Una de las máximas que engendró el debate en el seno de la ONU era que en ningún momento se podía poner en cuestión la responsabilidad de los países ricos en la destrucción del planeta

La reacción ante la evidencia científica del desastre al que nos encaminamos ha sido de índole espiritual: antes de reconocer que no seríamos capaces de frenar la destrucción, hay multitud de gente negando los datos, eligiendo al más vociferante y haciendo creer que el asunto de estos calores atorrantes y las lluvias torrenciales son parte de un plan conspiranoico de no sé quién para lograr no sé qué.

El pesimismo actual contrasta con aquellos momentos luminosos en los que el mundo parecía unirse para detener su propia destrucción, proponía objetivos del milenio y metas de París. El problema, sin embargo, vino después, cuando alguien empezó a preguntar ¿quién pagaba todo esto?

Una de las máximas que engendró el debate en el seno de la ONU era que en ningún momento se podía poner en cuestión la responsabilidad de los países ricos en la destrucción del planeta ni en sus efectos sobre los países pobres. Era una suerte de elefante en la habitación sobre el que nadie quería hablar. Ni siquiera China que seguía a lo suyo. Cuando llegó la Cumbre de París de 2015 y cada país debió comprometerse individualmente en alcanzar las metas de descarbonización para alcanzar el objetivo acordado empezaron a evidenciarse las contradicciones: Los países pobres comprometían su desarrollo y lo condicionaban a adquirir tecnologías y patentes de los países ricos, mientras guardaban sus riquezas bajo tierra; y los países ricos, ya agotados en riquezas y hábiles expoliadores implementaban planes y experimentos para beneficio propio y aún así, una mínima variación en el objetivo de un país rico implicaba un impacto docenas de veces mayor que el de uno pobre.

Ya nadie se siente eufórico al hablar del coche eléctrico ni del hidrógeno rosa o verde, porque en la práctica, la estrategia no está funcionando por motivos obvios: la plata.

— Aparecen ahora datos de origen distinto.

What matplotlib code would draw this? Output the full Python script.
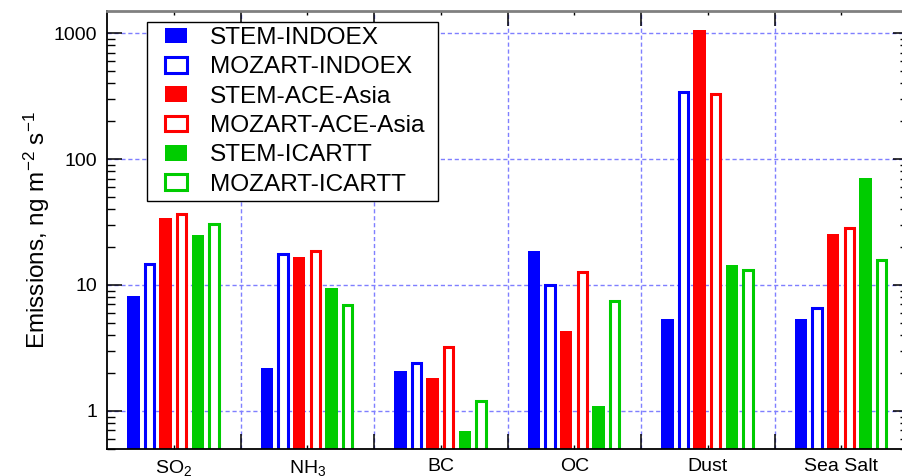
import numpy as np
import matplotlib.pyplot as plt
from matplotlib.ticker import FixedLocator, LogLocator, NullFormatter, FixedFormatter
from matplotlib.legend_handler import HandlerPatch, update_from_first_child
from matplotlib.container import BarContainer
from matplotlib.patches import Rectangle

plt.rcParams['font.family'] = ['Liberation Sans', 'DejaVu Sans']
plt.rcParams['mathtext.fontset'] = 'custom'
plt.rcParams['mathtext.rm'] = 'Liberation Sans'
plt.rcParams['mathtext.it'] = 'Liberation Sans:italic'
plt.rcParams['mathtext.default'] = 'regular'

# Especies y campanas
especies = ['SO$_2$', 'NH$_3$', 'BC', 'OC', 'Dust', 'Sea Salt']
campanas = ['STEM-INDOEX', 'MOZART-INDOEX', 'STEM-ACE-Asia',
            'MOZART-ACE-Asia', 'STEM-ICARTT', 'MOZART-ICARTT']

# Emisiones (ng m-2 s-1)
stem_indoex = [8.1, 2.2, 2.08, 18.7, 5.4, 5.4]
mozart_indoex = [14.7, 17.6, 2.38, 9.9, 343, 6.6]
stem_ace = [34.3, 16.8, 1.81, 4.33, 1055, 25.6]
mozart_ace = [36.7, 18.6, 3.23, 12.6, 328, 28.4]
stem_icartt = [24.7, 9.5, 0.69, 1.10, 14.3, 70.1]
mozart_icartt = [30.6, 6.9, 1.19, 7.5, 13.2, 15.8]

series = [stem_indoex, mozart_indoex, stem_ace, mozart_ace, stem_icartt, mozart_icartt]
colores = ['#0000ff', '#0000ff', '#ff0000', '#ff0000', '#00cc00', '#00cc00']
relleno = [True, False, True, False, True, False]

fig = plt.figure(figsize=(9.03, 4.76), dpi=100)
ax = fig.add_axes([107/903, 27.3/476, 801/903, 437.7/476])

x = np.arange(len(especies))
paso = 0.121
base = 0.1  # las barras empiezan fuera del eje (log)
for j in range(6):
    pos = x + (j - 2.5)*paso
    alto = np.array(series[j]) - base
    if relleno[j]:
        ax.bar(pos, alto, width=0.093, bottom=base, color=colores[j],
               edgecolor='none', label=campanas[j])
    else:
        ax.bar(pos, alto, width=0.07, bottom=base, facecolor='white',
               edgecolor=colores[j], linewidth=2.2, label=campanas[j])

ax.set_yscale('log')
ax.set_ylim(0.5, 1500)
ax.set_xlim(-0.5, 5.5)

# ejes y ticks
ax.xaxis.set_major_locator(FixedLocator(x[:-1] + 0.5))
ax.xaxis.set_major_formatter(NullFormatter())
ax.xaxis.set_minor_locator(FixedLocator(x))
ax.xaxis.set_minor_formatter(FixedFormatter(especies))
ax.tick_params(axis='x', which='major', direction='in', top=True, length=11, width=1.1)
ax.tick_params(axis='x', which='minor', direction='in', top=True, length=3, width=1,
               labelsize=14, pad=6.5)

ax.yaxis.set_major_locator(FixedLocator([1, 10, 100, 1000]))
ax.yaxis.set_major_formatter(FixedFormatter(['1', '10', '100', '1000']))
ax.yaxis.set_minor_locator(LogLocator(base=10, subs=np.arange(2, 10)))
ax.yaxis.set_minor_formatter(NullFormatter())
ax.tick_params(axis='y', which='major', direction='in', right=True, length=11, width=1.1,
               labelsize=14, pad=7)
ax.tick_params(axis='y', which='minor', direction='in', right=True, length=6, width=1)

ax.set_axisbelow(True)
ax.grid(True, which='major', color='#7f7fff', linestyle=(0, (3, 2)), linewidth=1)

ax.spines['top'].set_color('#808080')
ax.spines['top'].set_linewidth(2)
for s in ['left', 'bottom', 'right']:
    ax.spines[s].set_linewidth(1.3)

ax.set_ylabel('Emissions, ng m$^{-2}$ s$^{-1}$', fontsize=17.5)
ax.yaxis.set_label_coords(-0.069, 0.5)


# cuadrito de la leyenda desplazado a la derecha
def caja(legend, orig_handle, xdescent, ydescent, width, height, fontsize):
    ancho = 0.9*fontsize
    return Rectangle((-xdescent + width - ancho, -ydescent), ancho, height)


leg = ax.legend(loc='upper left', bbox_to_anchor=(0.0503, 0.9756, 0.3625, 0),
                mode='expand', borderaxespad=0,
                fontsize=17.6, frameon=True, fancybox=False, edgecolor='black',
                handlelength=1.42, handleheight=0.62, handletextpad=0.93,
                labelspacing=0.3, borderpad=0.22,
                handler_map={BarContainer: HandlerPatch(patch_func=caja,
                                                        update_func=update_from_first_child)})
leg.get_frame().set_linewidth(1)
leg.get_frame().set_alpha(1)

plt.savefig('out.png', dpi=100)
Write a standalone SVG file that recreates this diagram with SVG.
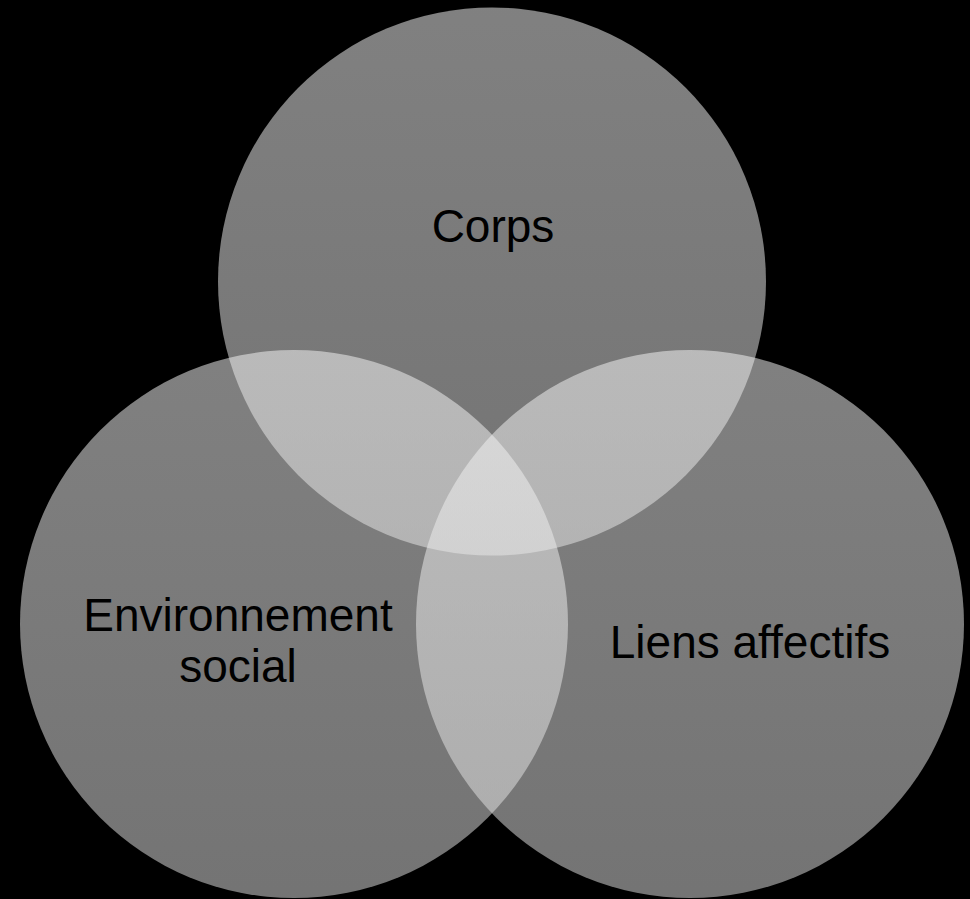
<svg xmlns="http://www.w3.org/2000/svg" width="970" height="899" viewBox="0 0 970 899">
<defs>
<linearGradient id="g" x1="0" y1="0" x2="0" y2="1">
<stop offset="0" stop-color="#f6f6f6"/>
<stop offset="1" stop-color="#dedede"/>
</linearGradient>
<style>
.c{fill:url(#g);fill-opacity:0.52}
.t{font-family:"Liberation Sans",Arial,sans-serif;font-size:46px;fill:#000;text-anchor:middle}
</style>
</defs>
<rect width="970" height="899" fill="#000"/>
<g id="corps">
<circle class="c" cx="492" cy="281.5" r="274"/>
<text class="t" x="493" y="242">Corps</text>
</g>
<g id="environnement">
<circle class="c" cx="294" cy="624" r="274"/>
<text class="t" x="238" y="631">Environnement</text>
<text class="t" x="238" y="682">social</text>
</g>
<g id="liens">
<circle class="c" cx="690" cy="624" r="274"/>
<text class="t" x="750" y="658">Liens affectifs</text>
</g>
<g id="connectors"/>
</svg>
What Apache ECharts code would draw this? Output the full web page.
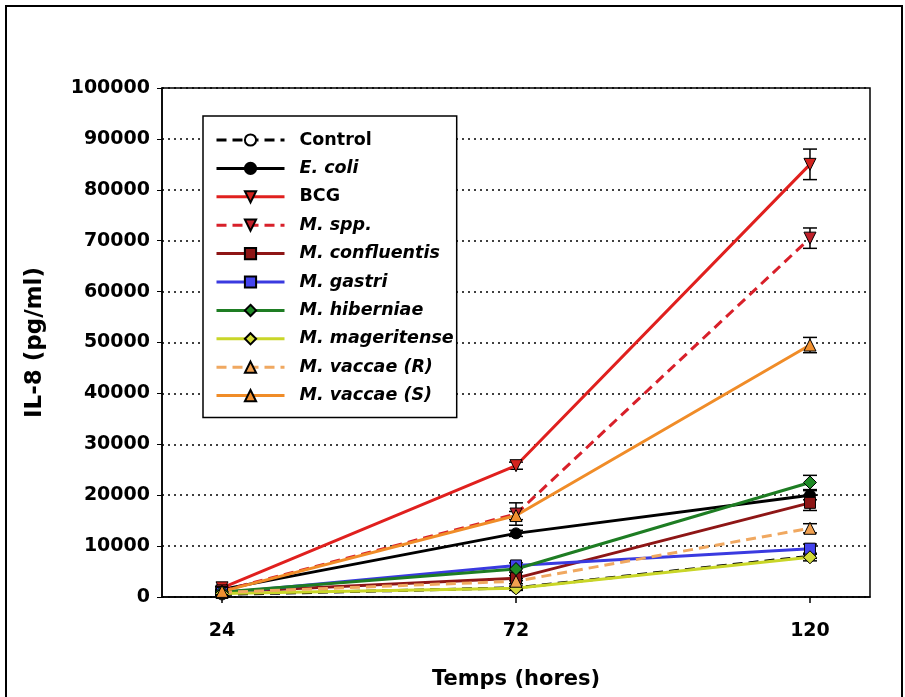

Así, el “fantasma” del decrecimiento aparece en el fondo como la única estrategia que puede resultar viable. El consumo sigue imparable, las grandes tecnológicas y las empresas de logística facturan millones proveyendo de elementos e insumos seguramente innecesarios, peor traídos desde Kuala Lumpur. La clave está en el consumo justo, en el comercio de proximidad, en alargar la vida útil de las cosas que se adquieren. En esos pequeños detalles, tal vez, nos va la vida.